The other time was when a contract project manager at IBM decided he wanted to work on a project that was supposed to be for me. I was still busy with a previous IBM project (he was my project manager on that) and couldn't start for a couple of months, and since IBM was in a hurry, the project manager told them he could do it. He was a great project manager, but not even a good programmer. His previous technical experience was more with hardware. After a few months, I got called in to review his work because he kept saying he would be done in a week. I met with him, found out he didn't even have this thing compiling without errors (it was a platform conversion of a large CAD program), and he asked me if I'd help him. I said no, even though it was very hard for me to do that. I met with IBM, they asked me if I could take it over and finish it. I told them I could do it but would not be able to use any of his work, especially since he hadn't made much progress. They fired him, gave me the contract, and it was finished in a couple of months.

So if you run into people who have cheated to get where they are, don't help them, no matter how nice you are or how bad it might make you feel. They don't deserve your help and will have to qualms about taking a promotion over you, even though they couldn't have done it without your help.



I agree with you, and I believe in the same. People that help cheaters don't realize that these people put up a sweet face and good behavior just so they can stab you in the back and take all that they can because they view you as a sucker. Helping them doesn't benefit anyone.

Heck, I'd even go as far as to say that large corporations that generate a lot of money depend on just a few individuals of extraordinary merit who are (by naivete or (social) design) incentivized to spread the attribution of work done. This sort of distribution is never equal by design; if the genius (proper definition https://geniusfamine.blogspot.com/) is a 100x-er then there'll be a thousand leeches vying for bragging rights to the work that they aren't responsible for. This is often called "prestige", and is something the west inherited from the third world, where people routinely make shit up and even though everyone knows in their bones that it's made up, they play along. In time, people get too stupid to even know that. If you can induce "prestige" in random people, that's brand loyalty. Someone that can do all of this, capture a bright sucker and put a thousand leeches on him is called a really great ""innovator"", like Steve Jobs and Bill Gates, and who knows how many more. These guys never did much, were handed things on a silver platter and managed to be the luckiest (not in the ironic / "hardwork" manner) guys. Modern large-scale society rewards these people handily because all the extortion and gaslighting of the competent is abstracted away into the "public good" and "shareholder and company value". I don't believe everyone gets a leech or two, because not everyone is able to contribute. Most people can't read above a fifth grade level. Heck, most of finance is based around the upper management servicing their friends at the expense of everyone else. Everything is downstream of that, and most white-collar work is now a scramble just to determine where the most competent people work, and exploiting them (this is done not just the people at the top, but also by their "fellow colleagues"!).

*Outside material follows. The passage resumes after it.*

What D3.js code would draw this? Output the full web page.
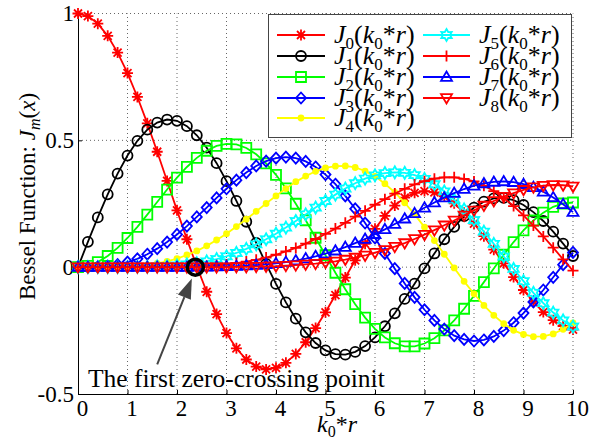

Family is supposed to be exempt from these things. Societies that consider this a given often flourish into first world economies, and remain so as long as they keep the real leeches at bay. Societies that don't never rise from the muck.

It's in the leech's interest to help out others like him.

This also explains the absolute seethe that libertarian viewpoints generate. Reading someone like Ayn Rand actually scares these people because she advocates for people to stop being taken advantage of when there's nothing in it for them. Same for a lot of authors like Rothbard and Mises, they're all "overturned" on their idealism but all the critique of the daylight robbery is quietly squashed (aka never addressed) by the opposition.

Imagine being called a "sucker" by the leeches. Gaslighting at its finest.